Recensione: Nécrovortex
Seconda discesa agli Inferi per i canadesi di lingua francese Outre-Tombe. “Nécrovortex” è il gorgo dannato che prima attrae, poi spinge negli abissi.
Death metal classico, vecchia scuola, che attinge i propri stilemi musicali negli anni ’80 e ’90. Tant’è vero che sin da subito ‘La Crypte’ rende omaggio agli Slayer per via degli intrecci di chitarra che, come ragnatele, definiscono i break rallentati. Non che la song sia particolarmente veloce, svolgendosi difatti mediante mid e up-tempo, tuttavia marcia con riff profondi e asfissianti per penetrare il più possibile la dura materia dell’underground.

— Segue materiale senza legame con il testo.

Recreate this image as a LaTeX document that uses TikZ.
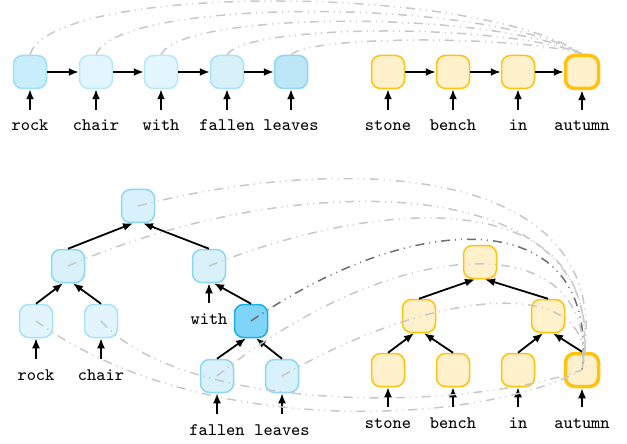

Ecco, il riffing, vero pilastro eretto dai due folli cucitori di accordi Désastre e Cobra, capaci di dar luogo a un tappeto ritmico incessante, spesso, malsano, putrido, sul quale lasciar scivolare le biche note dei soli. Ogni song è decisa dall’inventività dei due axe-man, che svolgono il loro lavoro con impressionante continuità, non dando mai l’idea di strafare ma anzi di volare in alto o, meglio, in basso, con genuinità e disinvoltura.
Da elogiare l’uso della lingua francese in luogo di quella inglese, particolarmente adatta a costituire un insieme dinamico che raggruppi con naturalezza linee vocali e musica. Musica ovviamente estrema ma non troppo. La ridetta vicinanza con il death metal old school impedisce al combo quebecchino di lambire BPM esagerati. La forza motrice prodotta dalla sezione ritmica appare semplice ma schietta e capace di donare allo stile dei Nostri quella sensazione di quadratura del cerchio che si ottiene solo e soltanto quando ugola e strumentazione vanno di pari passo (‘Désintégration’).
Un’omogeneità, questa, che rappresenta la miglior peculiarità di “Nécrovortex”, ben piantato su un sound evidentemente insito nelle corde dei nostri cinque loschi figuri. Il platter scorre via senza intoppi, obbedendo in ogni suo segmento a uno stile che non muta al mutare dei segmenti stessi. Certamente la ricerca di originalità non è granché considerata, da Crachat e i suoi compagni, ma si tratta di una circostanza endemica nella vecchia scuola, definibile in tal modo per via di un rigoroso rispetto dei dettami stilistici che la definiscono in maniera inequivocabile.
Inamovibile l’umore che permea il disco, votato a raffigurare caverne tetre e oscure, poste in profondità rispetto alla luce solare, nelle quali convergono decine di cadaveri in putrefazione. Un mood palpabile – altro punto a favore di “Nécrovortex” – , odoroso, visibile, che inserisce l’ascoltatore in un mondo costruito da morte e desolazione (‘Hécatombe II’).
Non male nemmeno le song. Evidentemente obbedienti allo stile-madre della formazione nordamericana ma ciascuna dotata di una propria personalità. Certo, inutile aspettarsi sorprese dopo aver passato la metà del platter, purtuttavia brani come la già citata opener-track o la conclusiva ‘L’Enfer des Tranchées’ si lasciano ascoltare con piacere, dimostrando con ciò la passione che è monte del tutto e che muove ogni cosa.
Solo per appassionati del genere, ovviamente.